Scott Fitzgerald (born William McPhail; 28 April 1948) is a Scottish singer and musical actor, who experienced international music chart success in the 1970s and later represented the United Kingdom at the Eurovision Song Contest 1988 where he finished second, only one point behind Celine Dion.

==Career==
Fitzgerald was born in Glasgow, Scotland, and began his career on the GTO label, releasing the singles "Judy Played The Jukebox" in 1974 and the title track to glam rock movie Never Too Young To Rock in 1975, where he featured alongside glam rock acts Mud, The Glitter Band and The Rubettes.

==="If I Had Words"===
Fitzgerald's greatest success was with "If I Had Words", a duet with Yvonne Keeley and also featuring the St. Thomas More School Choir. The lyrics and arrangement were by Jonathan Hodge, a prolific writer of television jingles and movie themes, who also produced the single. The tune was taken from the main theme of the Maestoso from Saint-Saëns Symphony No. 3 in C minor (Symphony with organ) with an added reggae beat. It reached number 3 in the UK Singles Chart in 1978, and later went on to be a hit in Australia, Ireland, New Zealand, Belgium, the Netherlands and Scandinavia, selling more than one million copies.

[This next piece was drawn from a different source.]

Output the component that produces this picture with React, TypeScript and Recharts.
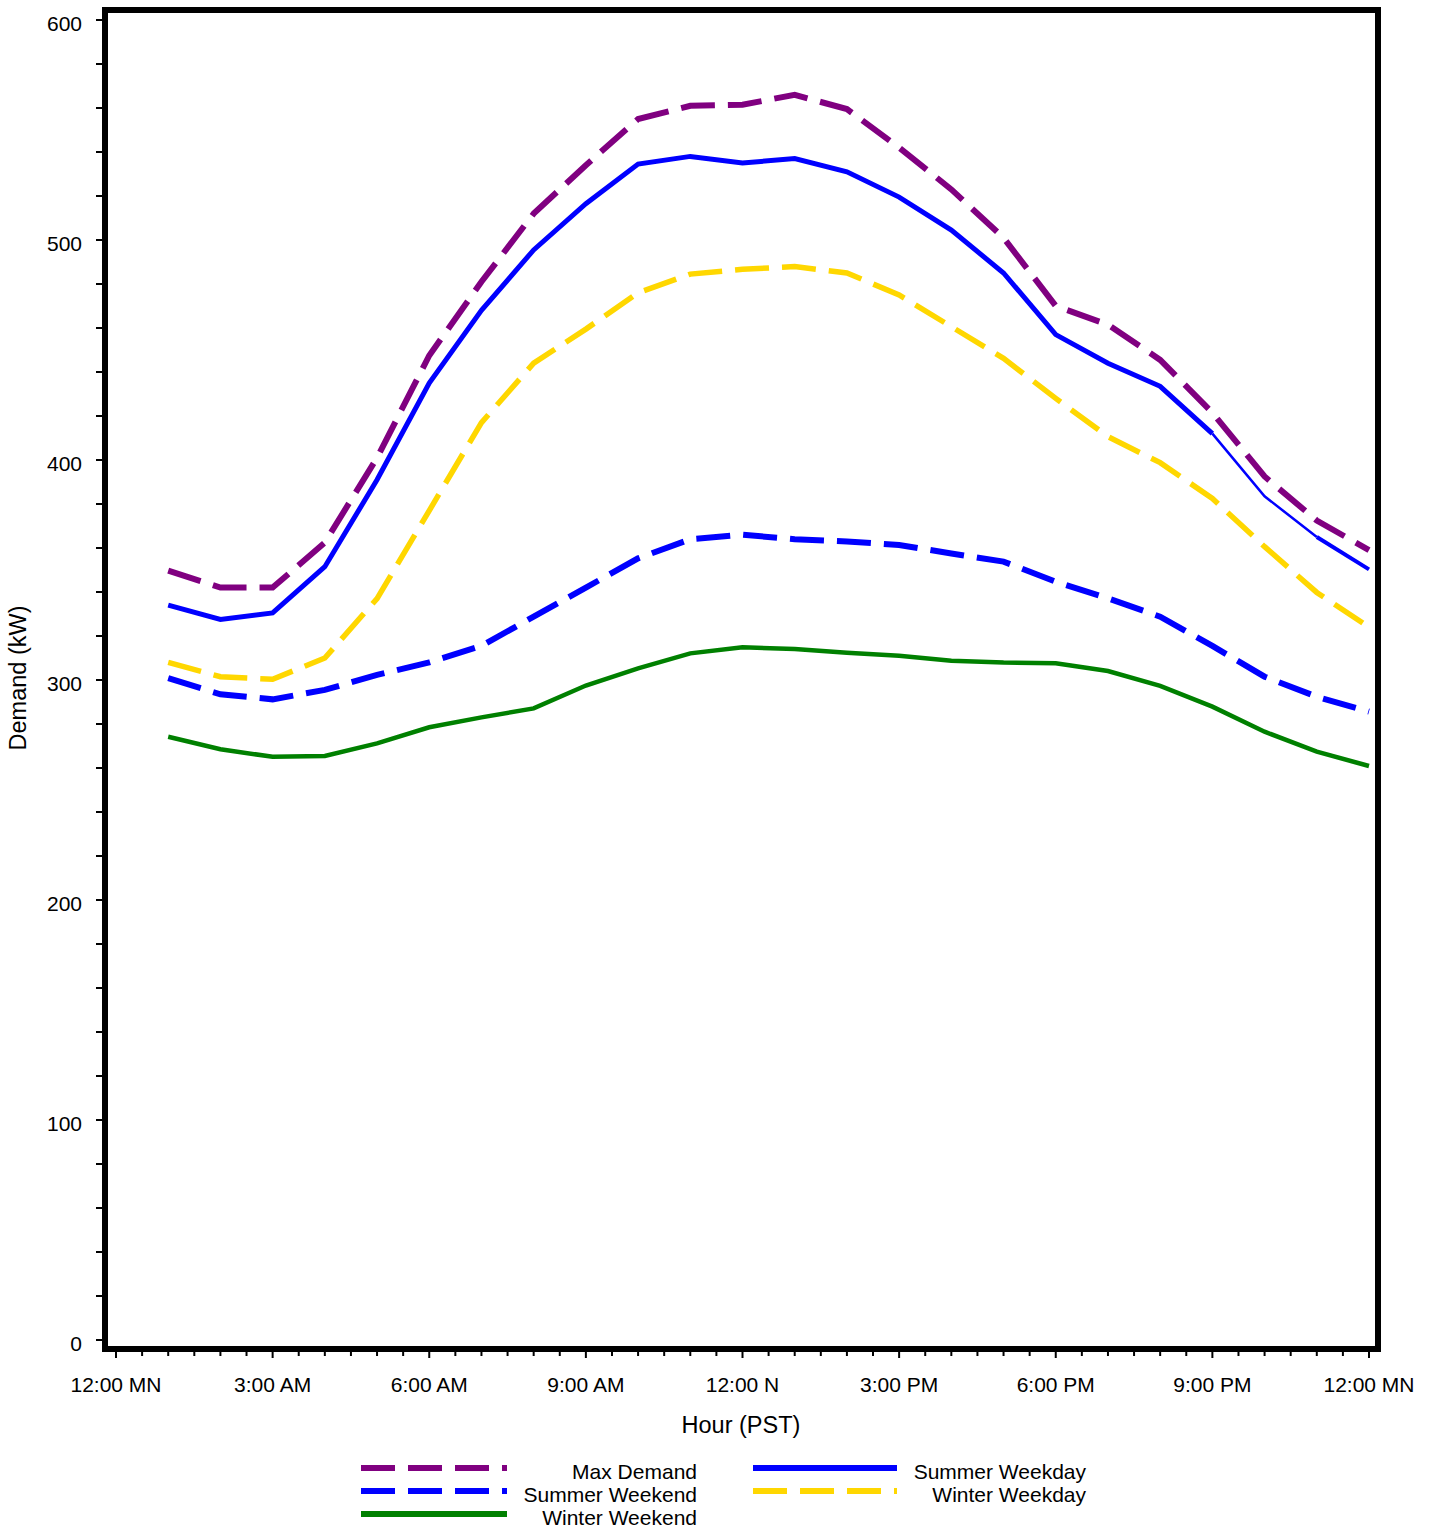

The song also featured in the score for the 1995 film Babe, sung both by Farmer Hoggett (James Cromwell) and by a trio of mice (a sped-up version of Fitzgerald's original). It was partially incorporated into the film's suite (instrumental). In 1999, the band Westlife collaborated with the Vard Sisters to record the song.

===Eurovision===
In 1988, he was the first ever artist chosen by telephone vote to sing the UK's entry in the Eurovision Song Contest with the song "Go". The song was written and composed by Julie Forsyth, daughter of the entertainer Bruce Forsyth. Forsyth joined Fitzgerald on stage at the contest in Dublin, alongside her husband Dominic Grant (also of Guys 'n' Dolls) and Des Dyer (formerly of Jigsaw), to perform backing vocals. Ronnie Hazlehurst conducted the live orchestration. Fitzgerald came second in the contest, by one point, to Switzerland's winning entry performed by Celine Dion. "Go" reached number 52 in the UK Singles Chart in April 1988.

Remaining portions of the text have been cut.